In 2023, Hohhot established the longest and most capable long-distance heating network in China, achieving a heating capacity of 20 million square meters from 2023 to 2024, and 60 million sq m from 2024 to 2025. By 2027, with the use of large temperature difference heating technology, this project is expected to reach a heating capacity of over 91 million sq m.
During the five years, Hohhot has implemented an interconnected heating network project to ensure stable heating by allowing other heat sources to quickly supply heat. Coordinated management and mutual support has been realized among the five major cogeneration heat sources – Jinshan power station, Datang Togtoh power station, Jinqiao power station, Shengle Cogen power station, and Hohhot power station – along with large-scale emergency peak-shaving heat sources. In the main urban area, 85 coal-fired boilers have been replaced with clean heat sources, further improving the stability and cleanliness of the heat sources.

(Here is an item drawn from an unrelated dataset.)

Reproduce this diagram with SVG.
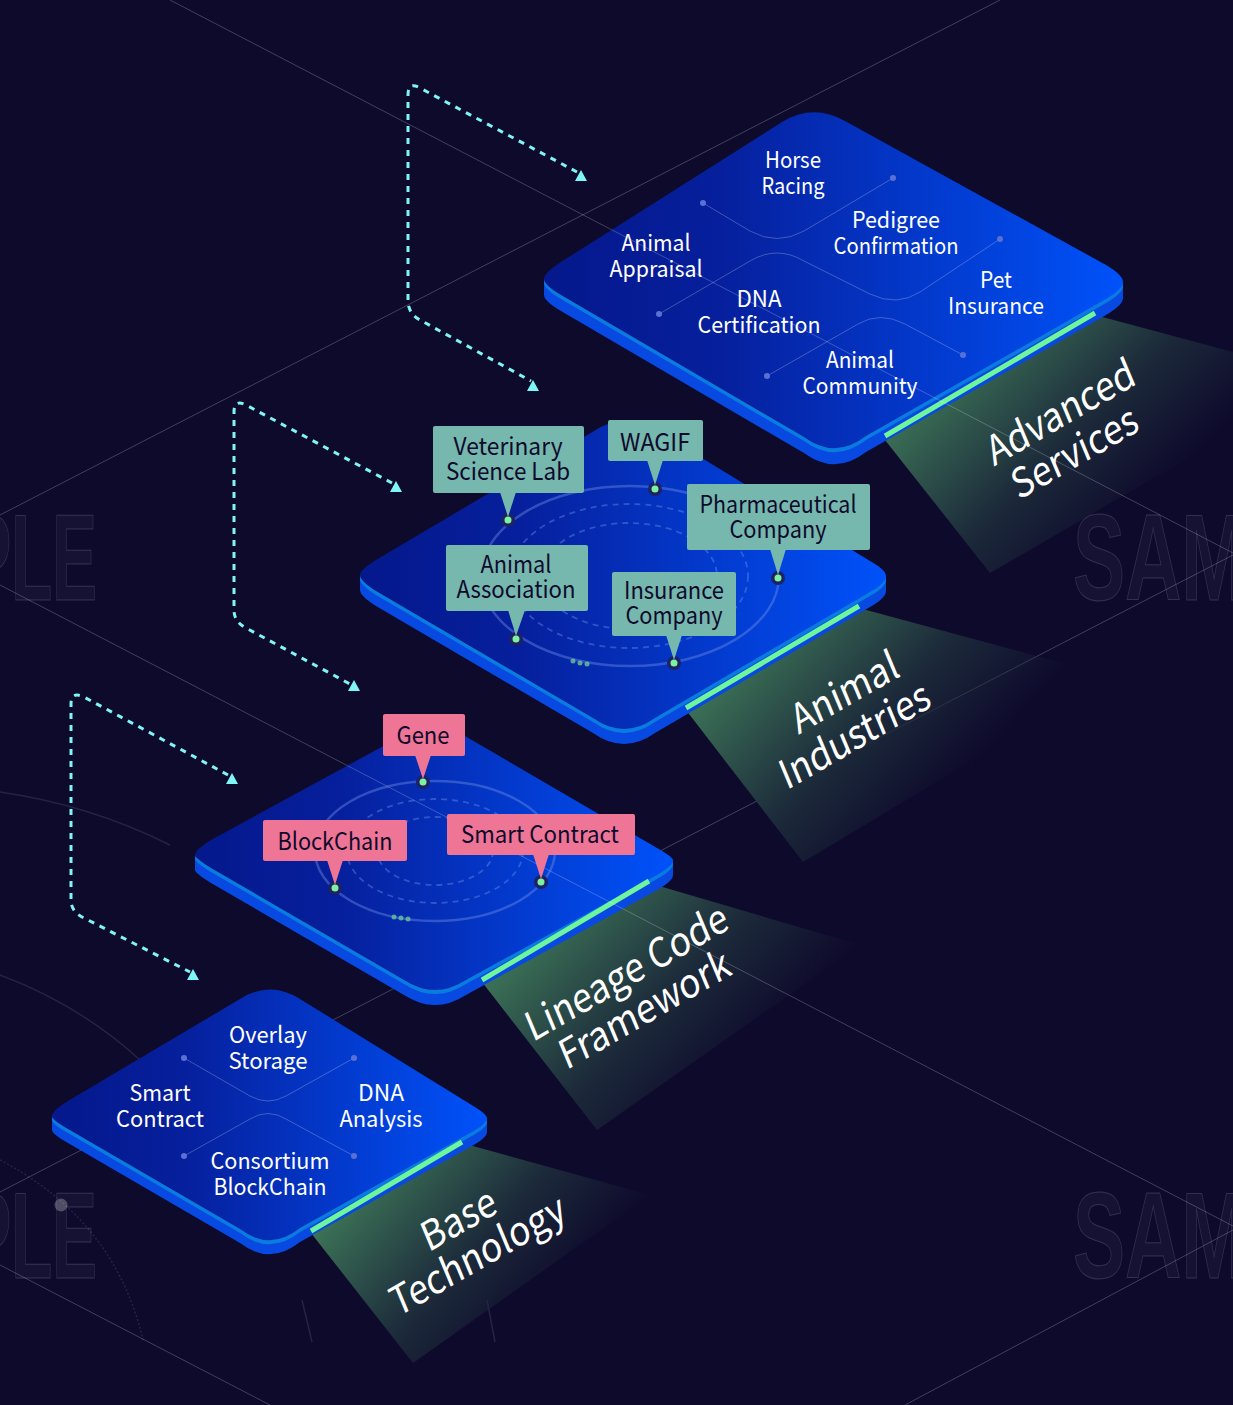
<svg xmlns="http://www.w3.org/2000/svg" xmlns:xlink="http://www.w3.org/1999/xlink" width="1233" height="1405" viewBox="0 0 1233 1405">
<style>
text{font-family:"Noto Sans CJK KR","Noto Sans",sans-serif;text-anchor:middle}
.w{fill:#fff;font-size:22.5px}
.d{fill:#0e0a2c;font-size:24px}
.big{fill:#fff;font-size:36.5px}
.wm{font-family:"Liberation Sans",sans-serif;font-weight:700;font-size:122px;fill:#fff;fill-opacity:.035;stroke:#fff;stroke-opacity:.14;stroke-width:1}
.bg{fill:none;stroke:#fff;stroke-opacity:.22;stroke-width:1}
.dim{fill:none;stroke:#fff;stroke-opacity:.1;stroke-width:1.5}
.side{fill:#0849e2}
.rim{fill:#0a7ce0}
.bar{stroke:#6ff59c;stroke-width:5;fill:none}
.dash{fill:none;stroke:#7ff5f5;stroke-width:3;stroke-dasharray:6 6}
.head{fill:#7ff5f5}
.curve{fill:none;stroke:#fff;stroke-opacity:.24;stroke-width:1}
.cd{fill:#5a70d4}
.ring{fill:none;stroke:#6f8fe8;stroke-opacity:.42;stroke-width:2.5}
.ringd{fill:none;stroke:#6f8fe8;stroke-opacity:.42;stroke-width:1.8;stroke-dasharray:6 5}
.teal{fill:#76b7ae}
.pink{fill:#ee7595}
.po{fill:#1d2263}
.pi{fill:#7df29e}
.tri{fill:#6fcf97;opacity:.75}
</style>
<defs>
<linearGradient id="sf" x1="0" y1="0" x2="1" y2="0">
<stop offset="0" stop-color="#05188c"/><stop offset=".3" stop-color="#061f9c"/><stop offset="1" stop-color="#0052fa"/>
</linearGradient>
<linearGradient id="bm1" gradientUnits="userSpaceOnUse" x1="950" y1="340" x2="1130" y2="520"><stop offset="0" stop-color="#3f7a5a"/><stop offset=".6" stop-color="#1c2a3a"/><stop offset="1" stop-color="#1c2a3a" stop-opacity="0"/></linearGradient>
<linearGradient id="bm2" gradientUnits="userSpaceOnUse" x1="740" y1="630" x2="930" y2="810"><stop offset="0" stop-color="#3f7a5a"/><stop offset=".6" stop-color="#1c2a3a"/><stop offset="1" stop-color="#1c2a3a" stop-opacity="0"/></linearGradient>
<linearGradient id="bm3" gradientUnits="userSpaceOnUse" x1="540" y1="900" x2="730" y2="1080"><stop offset="0" stop-color="#3f7a5a"/><stop offset=".6" stop-color="#1c2a3a"/><stop offset="1" stop-color="#1c2a3a" stop-opacity="0"/></linearGradient>
<linearGradient id="bm4" gradientUnits="userSpaceOnUse" x1="360" y1="1160" x2="540" y2="1320"><stop offset="0" stop-color="#3f7a5a"/><stop offset=".6" stop-color="#1c2a3a"/><stop offset="1" stop-color="#1c2a3a" stop-opacity="0"/></linearGradient>
<path id="p1" d="M782,122Q813,103 845,121L1106,265Q1123,275 1123,282Q1123,289 1106,299L866,436Q835,460 804,437L561,295Q544,285 544,279Q544,273 561,262Z"/>
<path id="p2" d="M594,431Q625,411 656,430L870,561Q886,570 886,576Q886,583 870,592L655,718Q624,740 593,718L376,591Q360,581 360,575Q360,570 376,560Z"/>
<path id="p3" d="M400,737Q430,718 458,732L657,848Q673,857 673,860Q673,866 657,875L466,980Q435,1000 404,980L211,868Q195,858 195,855Q195,850 211,840Z"/>
<path id="p4" d="M240,999Q270,980 300,999L470,1104Q487,1114 487,1118Q487,1124 470,1133L300,1228Q270,1252 240,1229L68,1129Q52,1120 52,1116Q52,1111 68,1101Z"/>
</defs>
<rect width="1233" height="1405" fill="#0e0a2c"/>
<g id="background">
<text class="wm" x="97" y="600" style="text-anchor:end" transform="translate(97 600) scale(.55 1) translate(-97 -600)">PLE</text>
<text class="wm" x="97" y="1278" style="text-anchor:end" transform="translate(97 1278) scale(.55 1) translate(-97 -1278)">PLE</text>
<text class="wm" x="1073" y="600" style="text-anchor:start" transform="translate(1073 600) scale(.64 1) translate(-1073 -600)">SAM</text>
<text class="wm" x="1073" y="1278" style="text-anchor:start" transform="translate(1073 1278) scale(.64 1) translate(-1073 -1278)">SAM</text>
<path class="bg" d="M1000,0L0,515M0,1192L1233,555M0,1265L270,1405M905,1405L1233,1230"/>
<path class="dim" d="M0,792Q90,805 170,845M0,975Q80,1005 140,1060"/>
<path class="dim" stroke-dasharray="2 2" d="M0,1160Q115,1220 143,1340"/>
<circle cx="61" cy="1205" r="6.5" fill="#fff" fill-opacity=".25"/>
<path class="dim" d="M302,1300L312,1342M487,1300L495,1342"/>
</g>
<g id="beams">
<polygon fill="url(#bm1)" points="885,440 1095,315 1233,352 1233,432 990,573"/>
<polygon fill="url(#bm2)" points="686,710 859,608 1070,665 1090,690 803,862"/>
<polygon fill="url(#bm3)" points="482,982 649,883 860,945 597,1130"/>
<polygon fill="url(#bm4)" points="311,1233 462,1143 650,1195 413,1363"/>
</g>
<g id="plate-base">
<polygon class="side" points="360,575 360,590 886,591 886,576"/><use xlink:href="#p2" class="side" y="15"/>
<use xlink:href="#p2" class="rim" y="4"/><use xlink:href="#p2" fill="url(#sf)"/>
<path class="bar" d="M686,708L859,606"/>
<g id="plate-lineage">
<polygon class="side" points="195,855 195,870 673,875 673,860"/><use xlink:href="#p3" class="side" y="15"/>
<use xlink:href="#p3" class="rim" y="4"/><use xlink:href="#p3" fill="url(#sf)"/>
<path class="bar" d="M482,980L649,881"/>
</g>
<g id="plate-tech">
<polygon class="side" points="52,1116 52,1130 487,1132 487,1118"/><use xlink:href="#p4" class="side" y="14"/>
<use xlink:href="#p4" class="rim" y="4"/><use xlink:href="#p4" fill="url(#sf)"/>
<path class="bar" d="M311,1231L462,1142"/>
</g>
<g id="plate-advanced">
<polygon class="side" points="544,279 544,295 1123,298 1123,282"/><use xlink:href="#p1" class="side" y="16"/>
<use xlink:href="#p1" class="rim" y="4"/><use xlink:href="#p1" fill="url(#sf)"/>
<path class="bar" d="M885,436L1095,313"/>
</g>
</g>
<g id="connectors">
<path class="bg" d="M170,0L1233,553M0,585L1233,1226"/>
<path class="dash" d="M577,172L420,88Q408,81 408,95L408,300Q408,314 420,320L531,381"/>
<polygon class="head" points="575,181 587,181 581,170"/><polygon class="head" points="527,391 539,391 533,380"/>
<path class="dash" d="M392,483L246,405Q234,399 234,412L234,610Q234,622 246,628L350,684"/>
<polygon class="head" points="390,492 402,492 396,481"/><polygon class="head" points="348,691 360,691 354,680"/>
<path class="dash" d="M228,775L84,697Q71,691 71,704L71,900Q71,912 84,918L190,972"/>
<polygon class="head" points="226,784 238,784 232,773"/><polygon class="head" points="187,980 199,980 193,969"/>
<g id="curves">
<path class="curve" d="M703,203L750,231Q777,246 804,231L893,178"/>
<path class="curve" d="M659,314L750,261Q777,245 804,261L870,294Q897,307 920,292L1000,239"/>
<path class="curve" d="M767,376L858,324Q880,311 905,324L963,355"/>
<path class="curve" d="M184,1058L250,1096Q268,1106 286,1096L354,1058"/>
<path class="curve" d="M184,1156L250,1119Q268,1108 286,1119L354,1156"/>
<g class="cd"><circle cx="703" cy="203" r="3"/><circle cx="893" cy="178" r="3"/><circle cx="659" cy="314" r="3"/><circle cx="1000" cy="239" r="3"/><circle cx="767" cy="376" r="3"/><circle cx="963" cy="355" r="3"/><circle cx="184" cy="1058" r="3"/><circle cx="354" cy="1058" r="3"/><circle cx="184" cy="1156" r="3"/><circle cx="354" cy="1156" r="3"/></g>
</g>
<g id="rings-2">
<ellipse class="ring" cx="630" cy="576" rx="149" ry="90"/><ellipse class="ringd" cx="629" cy="576" rx="119" ry="72"/><ellipse class="ringd" cx="629" cy="576" rx="88" ry="53"/>
<circle class="tri" cx="573" cy="661" r="2.5"/><circle class="tri" cx="580" cy="663" r="2.5"/><circle class="tri" cx="587" cy="664" r="2.5"/>
</g>
<g id="rings-3">
<ellipse class="ring" cx="435" cy="851" rx="120" ry="70"/><ellipse class="ringd" cx="435" cy="851" rx="88" ry="52"/><ellipse class="ringd" cx="435" cy="851" rx="58" ry="34"/>
<circle class="tri" cx="394" cy="917" r="2.5"/><circle class="tri" cx="401" cy="918" r="2.5"/><circle class="tri" cx="408" cy="919" r="2.5"/>
</g>
</g>
<g id="n-horse"><text class="w" x="793" y="168" textLength="56" lengthAdjust="spacingAndGlyphs">Horse</text><text class="w" x="793" y="194" textLength="63" lengthAdjust="spacingAndGlyphs">Racing</text></g>
<g id="n-pedigree"><text class="w" x="896" y="228" textLength="88" lengthAdjust="spacingAndGlyphs">Pedigree</text><text class="w" x="896" y="254" textLength="125" lengthAdjust="spacingAndGlyphs">Confirmation</text></g>
<g id="n-appraisal"><text class="w" x="656" y="251" textLength="69" lengthAdjust="spacingAndGlyphs">Animal</text><text class="w" x="656" y="277" textLength="93" lengthAdjust="spacingAndGlyphs">Appraisal</text></g>
<g id="n-dna"><text class="w" x="759" y="307" textLength="45" lengthAdjust="spacingAndGlyphs">DNA</text><text class="w" x="759" y="333" textLength="123" lengthAdjust="spacingAndGlyphs">Certification</text></g>
<g id="n-pet"><text class="w" x="996" y="288" textLength="32" lengthAdjust="spacingAndGlyphs">Pet</text><text class="w" x="996" y="314" textLength="96" lengthAdjust="spacingAndGlyphs">Insurance</text></g>
<g id="n-community"><text class="w" x="860" y="368" textLength="68" lengthAdjust="spacingAndGlyphs">Animal</text><text class="w" x="860" y="394" textLength="115" lengthAdjust="spacingAndGlyphs">Community</text></g>
<g id="n-overlay"><text class="w" x="268" y="1043" textLength="78" lengthAdjust="spacingAndGlyphs">Overlay</text><text class="w" x="268" y="1069" textLength="79" lengthAdjust="spacingAndGlyphs">Storage</text></g>
<g id="n-smart"><text class="w" x="160" y="1101" textLength="61" lengthAdjust="spacingAndGlyphs">Smart</text><text class="w" x="160" y="1127" textLength="88" lengthAdjust="spacingAndGlyphs">Contract</text></g>
<g id="n-dna2"><text class="w" x="381" y="1101" textLength="46" lengthAdjust="spacingAndGlyphs">DNA</text><text class="w" x="381" y="1127" textLength="83" lengthAdjust="spacingAndGlyphs">Analysis</text></g>
<g id="n-consortium"><text class="w" x="270" y="1169" textLength="119" lengthAdjust="spacingAndGlyphs">Consortium</text><text class="w" x="270" y="1195" textLength="113" lengthAdjust="spacingAndGlyphs">BlockChain</text></g>
<g id="n-vet"><circle class="po" cx="508" cy="520" r="7"/><circle class="pi" cx="508" cy="520" r="3.5"/><rect class="teal" x="433" y="426" width="151" height="67" rx="2"/><polygon class="teal" points="500,492 516,492 508,517"/><text class="d" x="508" y="455" textLength="109" lengthAdjust="spacingAndGlyphs">Veterinary</text><text class="d" x="508" y="480" textLength="124" lengthAdjust="spacingAndGlyphs">Science Lab</text></g>
<g id="n-wagif"><circle class="po" cx="655" cy="489" r="7"/><circle class="pi" cx="655" cy="489" r="3.5"/><rect class="teal" x="608" y="420" width="95" height="41" rx="2"/><polygon class="teal" points="647,460 663,460 655,485"/><text class="d" x="655" y="451" textLength="70" lengthAdjust="spacingAndGlyphs">WAGIF</text></g>
<g id="n-pharma"><circle class="po" cx="778" cy="578" r="7"/><circle class="pi" cx="778" cy="578" r="3.5"/><rect class="teal" x="687" y="484" width="183" height="66" rx="2"/><polygon class="teal" points="770,549 786,549 778,575"/><text class="d" x="778" y="513" textLength="157" lengthAdjust="spacingAndGlyphs">Pharmaceutical</text><text class="d" x="778" y="538" textLength="97" lengthAdjust="spacingAndGlyphs">Company</text></g>
<g id="n-assoc"><circle class="po" cx="516" cy="639" r="7"/><circle class="pi" cx="516" cy="639" r="3.5"/><rect class="teal" x="446" y="545" width="142" height="66" rx="2"/><polygon class="teal" points="508,610 525,610 516,636"/><text class="d" x="516" y="573" textLength="71" lengthAdjust="spacingAndGlyphs">Animal</text><text class="d" x="516" y="598" textLength="119" lengthAdjust="spacingAndGlyphs">Association</text></g>
<g id="n-insurance"><circle class="po" cx="674" cy="663" r="7"/><circle class="pi" cx="674" cy="663" r="3.5"/><rect class="teal" x="612" y="572" width="124" height="64" rx="2"/><polygon class="teal" points="666,635 682,635 674,660"/><text class="d" x="674" y="599" textLength="100" lengthAdjust="spacingAndGlyphs">Insurance</text><text class="d" x="674" y="624" textLength="97" lengthAdjust="spacingAndGlyphs">Company</text></g>
<g id="n-gene"><circle class="po" cx="423" cy="782" r="7"/><circle class="pi" cx="423" cy="782" r="3.5"/><rect class="pink" x="383" y="714" width="82" height="42" rx="2"/><polygon class="pink" points="415,755 431,755 423,779"/><text class="d" x="423" y="744" textLength="53" lengthAdjust="spacingAndGlyphs">Gene</text></g>
<g id="n-blockchain"><circle class="po" cx="335" cy="888" r="7"/><circle class="pi" cx="335" cy="888" r="3.5"/><rect class="pink" x="263" y="820" width="144" height="41" rx="2"/><polygon class="pink" points="327,860 343,860 335,885"/><text class="d" x="335" y="850" textLength="115" lengthAdjust="spacingAndGlyphs">BlockChain</text></g>
<g id="n-contract"><circle class="po" cx="541" cy="882" r="7"/><circle class="pi" cx="541" cy="882" r="3.5"/><rect class="pink" x="447" y="814" width="188" height="41" rx="2"/><polygon class="pink" points="533,854 549,854 541,879"/><text class="d" x="540" y="843" textLength="158" lengthAdjust="spacingAndGlyphs">Smart Contract</text></g>
<g id="titles">
<text class="big" transform="matrix(.866 -.5 .42 1 1066 425)">Advanced</text>
<text class="big" transform="matrix(.866 -.5 .42 1 1080 465)">Services</text>
<text class="big" transform="matrix(.866 -.5 .42 1 850 705)">Animal</text>
<text class="big" transform="matrix(.866 -.5 .42 1 860 748)">Industries</text>
<text class="big" transform="matrix(.866 -.5 .42 1 632 985)">Lineage Code</text>
<text class="big" transform="matrix(.866 -.5 .42 1 650 1022)">Framework</text>
<text class="big" transform="matrix(.866 -.5 .42 1 464 1232)">Base</text>
<text class="big" transform="matrix(.866 -.5 .42 1 483 1268)">Technology</text>
</g>
</svg>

In 2024, Hohhot advanced the "Warmth Project", repairing and upgrading 209 kilometers of heating pipelines, 1,333 community courtyard pipelines, and 743 heat exchange stations. A smart heating management service platform was established, installing over 90,000 temperature sensors and upgrading 708 heat exchange stations with smart technology for real-time monitoring and intelligent dispatch of heating data across Hohhot’s heat sources, networks, exchange stations, and users. Hohhot also launched a heating service hotline and formed a professional emergency response team to promptly address users' heating issues. "Heating stewards" were assigned to each community to provide precise services, improving heating quality and customer satisfaction.
Hohhot implemented "coal-into-electricity", "coal-into-gas", and "coal-into-central heating" projects for 148,400 households. In a 617-square-kilometer high-pollution no-burn zone, coal burning has been eliminated, with an 86 percent clean heating rate realized in rural areas. Hohhot also constructed and upgraded 586 km of 10-kilovolt power lines, installed 2,095 transformers, and built 236 km of new gas pipelines.